Taxation and Regulatory Compliance

How Long Does It Take for Provisional Credit?

Discover the typical timeframe for banks to issue temporary funds while investigating reported account errors or unauthorized transactions.

Provisional credit is a temporary measure financial institutions provide to consumers when there is a dispute regarding an electronic fund transfer. This credit allows consumers to access funds that may have been incorrectly debited or were part of an unauthorized transaction, while the financial institution conducts an investigation. The primary purpose of provisional credit is to ensure consumers are not unduly deprived of their funds during the error resolution process.

Understanding Provisional Credit

Provisional credit is a temporary deposit made to a consumer’s account by a financial institution. It is issued to provide consumers with access to disputed funds while a thorough investigation into the reported error or unauthorized transaction is underway, in compliance with federal Regulation E.

Electronic fund transfers that commonly qualify for provisional credit include unauthorized debit card transactions, errors at ATMs, or other electronic transfers where funds were incorrectly moved. An “unauthorized electronic fund transfer” is defined as a transfer initiated by someone other than the consumer, without their authority. This includes situations where account access information is obtained through fraudulent means, such as hacking.

To initiate the process, a consumer must report the error or unauthorized transaction to their financial institution. This report can be made orally or in writing, and should occur within 60 days of the financial institution sending the periodic statement showing the alleged error. Consumers should provide as much detail as possible, including the date, amount, and a description of the error.

The Provisional Credit Timeline

Financial institutions operate under specific timelines mandated by Regulation E when addressing reported errors and issuing provisional credit. A financial institution has 10 business days from the date it receives a consumer’s notice of error to investigate the claim and determine if an error occurred. A business day includes all calendar days except Saturdays, Sundays, and federal holidays.

If the financial institution cannot complete its investigation within this initial 10-business-day period, it must provisionally credit the consumer’s account for the amount of the alleged error. The institution must also inform the consumer of the provisional credit’s amount and date within two business days of its application, ensuring the consumer has full use of these funds during the ongoing investigation.

For errors reported concerning new accounts, where the electronic fund transfer occurred within 30 days of the first deposit, the initial investigation period extends to 20 business days instead of 10. If the investigation is not completed within 20 business days, provisional credit must be issued by that deadline.

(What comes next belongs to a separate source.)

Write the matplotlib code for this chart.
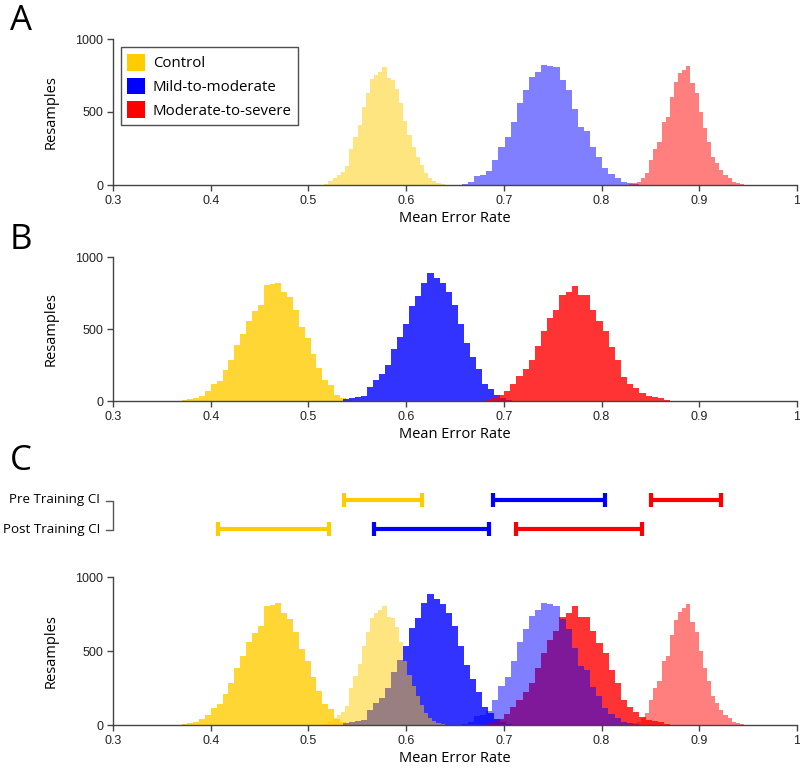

Factors Affecting Provisional Credit Timelines

Several factors can influence the overall time it takes for a provisional credit to be processed and for a final resolution to be reached. While federal regulations set strict deadlines for issuing provisional credit, the complexity of the reported error can affect the entire investigation period. For instance, a simple ATM error might be resolved quickly, whereas a complex fraud case involving multiple parties or international transactions could require more extensive investigation.

Federal holidays can also impact the timeline, as they are not considered business days under Regulation E. If a holiday falls within the 10-business-day investigation period, it effectively extends the time frame for the financial institution to complete its initial review or issue provisional credit. The type of transaction in dispute also plays a role, with certain transactions, like point-of-sale debit card transactions, allowing for longer investigation periods after provisional credit is granted.

Although financial institutions have internal policies and procedures, these must always comply with the minimum requirements set forth by Regulation E. Any internal processing delays or operational inefficiencies cannot override the regulatory mandate to issue provisional credit within the stipulated 10 or 20 business days if the investigation extends beyond that initial period.

After Provisional Credit: Investigation and Resolution

Once provisional credit has been issued, the financial institution’s investigation into the reported error continues. Regulation E provides specific timeframes for the completion of this full investigation. For most electronic fund transfers, the financial institution must complete its investigation within 45 calendar days from the date the error was reported.

However, certain types of transactions allow for an extended investigation period of up to 90 calendar days. This extended timeline applies to errors involving point-of-sale debit card transactions, electronic fund transfers not initiated within a state, or transactions that occurred within 30 days after the first deposit to a new account. During this period, the financial institution gathers information, contacts involved parties, and reviews transaction histories to determine the validity of the consumer’s claim.

Upon completing the investigation, the financial institution must inform the consumer of the results within three business days. If the investigation confirms that an error occurred, the provisional credit becomes permanent, and any necessary corrections are finalized. If the investigation concludes that no error occurred, or that the error was different from what the consumer described, the financial institution may reverse the provisional credit. In such cases, the consumer must receive written notification of the reversal.